Changing Media Habits
There are three elements to building a brand:
Focus defines that one differentiating and powerfully compelling quality that makes your brand razor sharp, cutting through the clutter while making your brand known and remembered.
Connection establishes the “voice” or message of the brand, making it the preferred choice over the competition.
Harmony works to identify and then develop a series of branded touchpoints that establish trust between your brand and the consumer.
As you work to build your brand, who you talk to (focus) and and what you say (connection) starts to solidify and where you put the message (harmony) becomes the priority.
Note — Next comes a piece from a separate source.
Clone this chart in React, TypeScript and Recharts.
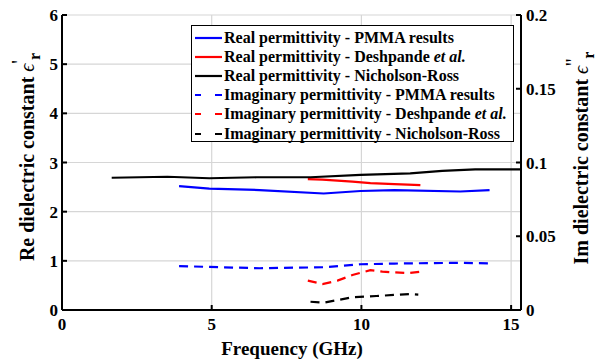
import React from "react";
import {
  ComposedChart,
  Line,
  XAxis,
  YAxis,
  CartesianGrid,
} from "recharts";

// PMMA measurement (real and imaginary share frequencies)
const pmmaFreq = [3.91, 4.92, 6.6, 8.74, 9.97, 11.1, 13.3, 14.28];
const pmmaReal = [2.52, 2.47, 2.44, 2.37, 2.42, 2.44, 2.41, 2.44];
const pmmaImag = [0.0298, 0.0292, 0.0283, 0.029, 0.031, 0.0315, 0.032, 0.0316];

// Deshpande et al. reference values
const deshFreq = [8.21, 8.7, 9.2, 9.7, 10.3, 10.7, 11.1, 11.55, 11.97];
const deshReal = [2.66, 2.65, 2.63, 2.61, 2.58, 2.57, 2.56, 2.55, 2.54];
const deshImag = [0.0199, 0.0176, 0.0199, 0.0237, 0.027, 0.026, 0.0255, 0.025, 0.026];

// Nicholson-Ross extraction
const nrRealFreq = [1.66, 3.52, 4.92, 6.5, 8.3, 9.97, 11.63, 12.7, 13.8, 15.33];
const nrReal = [2.69, 2.71, 2.68, 2.7, 2.7, 2.75, 2.78, 2.83, 2.86, 2.86];
const nrImagFreq = [8.3, 8.74, 9.7, 10.5, 11.6, 11.9];
const nrImag = [0.0056, 0.005, 0.0086, 0.0095, 0.0108, 0.0104];

const freqTicks = [0, 5, 10, 15];
const reTicks = [0, 1, 2, 3, 4, 5, 6];
const imTicks = [0, 0.05, 0.1, 0.15, 0.2];

const zip = (f: number[], v: number[]) => f.map((x, i) => ({ f: x, v: v[i] }));

type Series = {
  name: string;
  italic?: string;
  data: { f: number; v: number }[];
  axis: "re" | "im";
  color: string;
  dashed: boolean;
};

const series: Series[] = [
  { name: "Real permittivity - PMMA results", data: zip(pmmaFreq, pmmaReal), axis: "re", color: "#0000ff", dashed: false },
  { name: "Real permittivity - Deshpande ", italic: "et al.", data: zip(deshFreq, deshReal), axis: "re", color: "#ff0000", dashed: false },
  { name: "Real permittivity - Nicholson-Ross", data: zip(nrRealFreq, nrReal), axis: "re", color: "#000000", dashed: false },
  { name: "Imaginary permittivity - PMMA results", data: zip(pmmaFreq, pmmaImag), axis: "im", color: "#0000ff", dashed: true },
  { name: "Imaginary permittivity - Deshpande ", italic: "et al.", data: zip(deshFreq, deshImag), axis: "im", color: "#ff0000", dashed: true },
  { name: "Imaginary permittivity - Nicholson-Ross", data: zip(nrImagFreq, nrImag), axis: "im", color: "#000000", dashed: true },
];

const FONT = "'Liberation Serif', 'DejaVu Serif', serif";
const tickStyle = { fontFamily: FONT, fontSize: 17, fontWeight: 700, fill: "#000" };

function Legend() {
  return (
    <div
      style={{
        position: "absolute",
        left: 191,
        top: 25,
        width: 323,
        height: 117,
        border: "1.5px solid #000",
        background: "#fff",
        boxSizing: "border-box",
        padding: "2px 0 0 3px",
      }}
    >
      {series.map((s) => (
        <div
          key={s.name + s.axis}
          style={{ display: "flex", alignItems: "center", height: 19.2, fontFamily: FONT, fontSize: 16, fontWeight: 700, whiteSpace: "nowrap" }}
        >
          <svg width={27} height={6} style={{ marginRight: 2 }}>
            <line
              x1={0}
              y1={3}
              x2={27}
              y2={3}
              stroke={s.color}
              strokeWidth={2.2}
              strokeDasharray={s.dashed ? "6 14 7" : undefined}
            />
          </svg>
          <span>
            {s.name}
            {s.italic && <i>{s.italic}</i>}
          </span>
        </div>
      ))}
    </div>
  );
}

export default function App() {
  return (
    <div style={{ position: "fixed", left: 0, top: 0, width: 601, height: 362, background: "#fff" }}>
      <ComposedChart width={601} height={362} margin={{ top: 15, right: 20, bottom: 22, left: 12 }}>
        <CartesianGrid stroke="#d6d6d6" strokeWidth={1.2} yAxisId="re" />
        <XAxis
          dataKey="f"
          type="number"
          domain={[0, 15.33]}
          allowDataOverflow
          ticks={freqTicks}
          height={30}
          tick={tickStyle}
          tickSize={-5}
          tickMargin={13}
          stroke="#000"
          strokeWidth={2}
        />
        <XAxis
          xAxisId="top"
          dataKey="f"
          type="number"
          orientation="top"
          domain={[0, 15.33]}
          ticks={freqTicks}
          height={0}
          tick={false}
          tickSize={-5}
          stroke="#000"
          strokeWidth={2}
        />
        <YAxis
          yAxisId="re"
          domain={[0, 6]}
          ticks={reTicks}
          width={50}
          tick={tickStyle}
          tickSize={-5}
          tickMargin={9}
          stroke="#000"
          strokeWidth={2}
          label={{
            value: "Re dielectric constant ϵ'r",
            content: () => (
              <text
                transform="translate(34,157) rotate(-90)"
                textAnchor="middle"
                fontFamily={FONT}
                fontSize={20}
                fontWeight={700}
              >
                Re dielectric constant{" "}
                <tspan fontStyle="italic" fontWeight={400}>ϵ</tspan>
                <tspan dy={-8} fontWeight={400}>'</tspan>
                <tspan dy={14} fontSize={16}>r</tspan>
              </text>
            ),
          }}
        />
        <YAxis
          yAxisId="im"
          orientation="right"
          domain={[0, 0.2]}
          ticks={imTicks}
          width={60}
          tick={tickStyle}
          tickSize={-5}
          tickMargin={10}
          stroke="#000"
          strokeWidth={2}
          label={{
            value: "Im dielectric constant ϵ''r",
            content: () => (
              <text
                transform="translate(588,158) rotate(-90)"
                textAnchor="middle"
                fontFamily={FONT}
                fontSize={20}
                fontWeight={700}
              >
                Im dielectric constant{" "}
                <tspan fontStyle="italic" fontWeight={400}>ϵ</tspan>
                <tspan dy={-8} fontWeight={400}>''</tspan>
                <tspan dy={14} fontSize={16}>r</tspan>
              </text>
            ),
          }}
        />
        {series.map((s) => (
          <Line
            key={s.name + s.axis}
            yAxisId={s.axis}
            data={s.data}
            dataKey="v"
            type="linear"
            stroke={s.color}
            strokeWidth={2.2}
            strokeDasharray={s.dashed ? "9 6" : undefined}
            dot={false}
            activeDot={false}
            isAnimationActive={false}
          />
        ))}
        <text x={292} y={355} textAnchor="middle" fontFamily={FONT} fontSize={19} fontWeight={700}>
          Frequency (GHz)
        </text>
      </ComposedChart>
      <Legend />
    </div>
  );
}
It used to be easy. Back in the good old days, we could run ads in newspapers and on tv and sales would follow. But times have changed. Business Report shared a recent survey of the media habits of Louisianians:
The latest results from the 2012 Louisiana Survey shows that—for the first time—state residents are getting more of their news about state politics and public affairs from online sources than from print. Of the survey respondents, 22% said they turn to online sources as their top source for the news, while 14% said the same of print publications. Nonetheless, TV is still the king, though its grip appears to be loosening. While 61% last year said TV is their No. 1 choice for news, that number slipped to 56% in this year’s survey. “The increase in online usage isn’t surprising, but reminds us that media literacy is a potential concern in Louisiana,” says Jerry Ceppos, dean of LSU’s Manship School of Mass Communication. “With the proliferation of online news sources, many people don’t know how to differentiate reliable sources of information from those that aren’t so reliable. Sorting through the wheat and the chaff is very difficult.” Not surprisingly, the survey also shows that younger respondents are more likely to identify the Internet as their primary news source. Of 18- to 24-year-old respondents, 30% cited online news as their top source, while 39% of 25- to 34-year-olds said the same. Just 6% of those age 65 and up said they turn to the Internet for their news more than elsewhere. Perhaps most disturbingly, 32% of respondents said they don’t know whether the websites they use for news content are run by legitimate news organizations. The Louisiana Survey annually aims to serve as a barometer of statewide public opinion on a number of issues. The overall survey included 731 randomly selected respondents, who were polled via phone. Complete survey details, results and methodology can be found here.
As the media universe has expanded we have more ways to reach consumers and better opportunities to connect with them. Now, you have to focus on how to integrate your message into these new tools.